No. 6 (Yellow, White, Blue over Yellow on Gray) is an oil on canvas painting in color field style by Latvian-born American artist Mark Rothko created in 1954. No. 6 (Yellow, White, Blue over Yellow on Gray) is a prime exemplar of Rothko’s creative activity. After his experiments with mythological themes and Surrealism to express tragedy he turned to depicting irregular and painterly rectangular regions of color which he further abstracted into rectangular color forms.

Description 
The painting depicts three blurred blocks of yellow, white and blue opposed against a gray ground. He made the various layers of the painting dry quickly, without mixing of colors, so that he could soon create new layers on top of the earlier ones. The main purpose of Rothko is to express and communicate "basic human emotions, such as tragedy, ecstasy, doom etc." through the color relationships in his paintings.
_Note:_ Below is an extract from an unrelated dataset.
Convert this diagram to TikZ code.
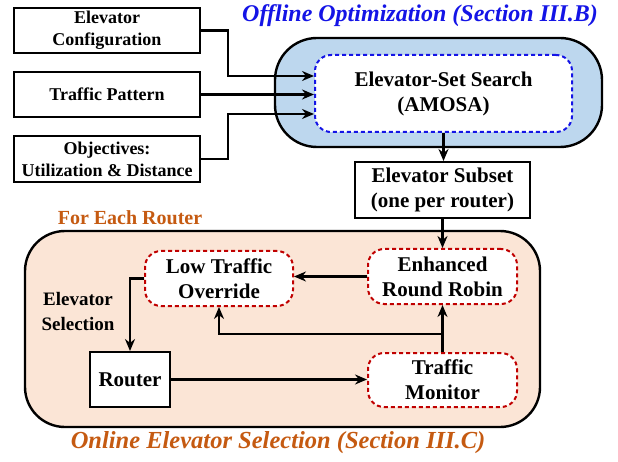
\documentclass[tikz,border=0pt]{standalone}
\usepackage{fontspec}
\setmainfont{Liberation Serif}
\usetikzlibrary{calc,arrows.meta}
\definecolor{tblue}{RGB}{20,20,230}
\definecolor{lblue}{RGB}{189,215,238}
\definecolor{peach}{RGB}{251,229,214}
\definecolor{orng}{RGB}{197,90,17}
\definecolor{dred}{RGB}{192,0,0}
\tikzset{
  inbox/.style={draw, line width=2pt, fill=white, align=center, font=\fontsize{18}{22}\selectfont\bfseries},
  mainbox/.style={draw, line width=2pt, fill=white, align=center, font=\fontsize{21}{25}\selectfont\bfseries},
  redbox/.style={draw=dred, dash pattern=on 4pt off 3pt, line width=2pt, rounded corners=16pt, fill=white, align=center, font=\fontsize{21}{25}\selectfont\bfseries},
  bluebox/.style={draw=tblue, dash pattern=on 4pt off 3pt, line width=2pt, rounded corners=16pt, fill=white, align=center, font=\fontsize{21}{25}\selectfont\bfseries},
  outer/.style={draw, line width=2.4pt, inner sep=0pt},
  arr/.style={line width=2.2pt, -{Stealth[length=12pt,width=10pt]}},
}
\begin{document}
\begin{tikzpicture}[x=1pt,y=-1pt]
\useasboundingbox (0,0) rectangle (618,462);
% outer containers
\node[outer, fill=lblue, rounded corners=42pt, minimum width=327pt, minimum height=109pt] (offl) at (438.5,92.5) {};
\node[outer, fill=peach, rounded corners=40pt, minimum width=515pt, minimum height=196pt] (onl) at (282.5,329) {};
% titles
\node[text=tblue, font=\fontsize{24}{28}\selectfont\bfseries\itshape] (t1) at (420,16) {Offline Optimization (Section III.B)};
\node[text=orng, font=\fontsize{20}{24}\selectfont\bfseries] (t2) at (130,218) {For Each Router};
\node[text=orng, font=\fontsize{24.5}{28}\selectfont\bfseries\itshape] (t3) at (278,443) {Online Elevator Selection (Section III.C)};
% inputs
\node[inbox, minimum width=186pt, minimum height=45pt] (cfg) at (107,30.5) {Elevator\\Configuration};
\node[inbox, minimum width=186pt, minimum height=45pt] (tp) at (107,94.5) {Traffic Pattern};
\node[inbox, minimum width=186pt, minimum height=46pt] (obj) at (107,159) {Objectives:\\Utilization \& Distance};
% offline
\node[bluebox, minimum width=257pt, minimum height=77pt] (ess) at (443.5,93.5) {Elevator-Set Search\\(AMOSA)};
\node[mainbox, minimum width=175pt, minimum height=56pt] (sub) at (442.5,190) {Elevator Subset\\(one per router)};
% online
\node[redbox, minimum width=148pt, minimum height=55pt] (lto) at (219,278.5) {Low Traffic\\Override};
\node[redbox, minimum width=149pt, minimum height=55pt] (err) at (442.5,276.5) {Enhanced\\Round Robin};
\node[redbox, minimum width=149pt, minimum height=54pt] (tm) at (442.5,380) {Traffic\\Monitor};
\node[mainbox, minimum width=80pt, minimum height=55pt] (rt) at (130,379.5) {Router};
\node[align=center, font=\fontsize{19}{25}\selectfont\bfseries] (lbl) at (78,312) {Elevator\\Selection};
% connectors
\draw[arr] (cfg.east) -- ++(27,0) |- ($(ess.west)+(0,-17.5)$);
\draw[arr] (tp.east) -- (tp.east -| ess.west);
\draw[arr] (obj.east) -- ++(27,0) |- ($(ess.west)+(0,20.5)$);
\draw[arr] (ess.south) -- (ess.south |- sub.north);
\draw[arr] (sub.south) -- (sub.south |- err.north);
\draw[arr] (err.west) -- (err.west -| lto.east);
\draw[arr] (lto.west) -| (rt.north);
\draw[arr] (tm.north) -- (err.south);
\draw[arr] ($(tm.north)+(0,-18)$) -| (lto.south);
\draw[arr] (rt.east) -- (rt.east -| tm.west);
\end{tikzpicture}
\end{document}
No. 6 (Yellow, White, Blue over Yellow on Gray) belongs to Rothko’s late period when he for seven years painted in oil only on large canvases with vertical formats. Very large-scale designs were used in order to overwhelm the viewer, or, in Rothko's words, to make the viewer feel "enveloped within" the painting.

Provenance 

 Estate of the artist (#5102.54)
 Marlborough A.G., Liechtenstein/Marlborough Gallery, Inc., New York
 Baron Leon Lambert, Brussels (acquired from the above in 1972)
 Christie’s, New York, May 5, 1987, lot 8
 Gallery Urban, Nagoya, New York and Paris 
Private Collection, New York (acquired from the above in 1991) 
C&M Arts, New York (acquired from the above in 1994) 
Mr. and Mrs. Dennis Alter, Pennsylvania 
C&M Arts, New York
Private Collection

Exhibitions 

 Chicago, Art Institute of Chicago, Gallery of Art Interpretation; 
 Providence, Rhode Island School of Design, Recent Paintings by Mark Rothko, October 1954 – February 1955;
 Zurich, Kunsthaus Zurich; 
 Berlin, Staatliche Museen Preussischer Kulturbesitz Neue Nationalgalerie;
 Düsseldorf, Kunsthalle Düsseldorf; 
Rotterdam, Museum Boymans-van-Beuningen;  
London, Hayward Gallery, Mark Rothko, March 1971 – March 1972, cat. no. 35, p. 61, illustrated in color (titled Yellow, White, Blue over Yellow on Gray); 
Basel, Galerie Beyeler, Landscapes and Horizons, October – December 1987, cat. no. 36.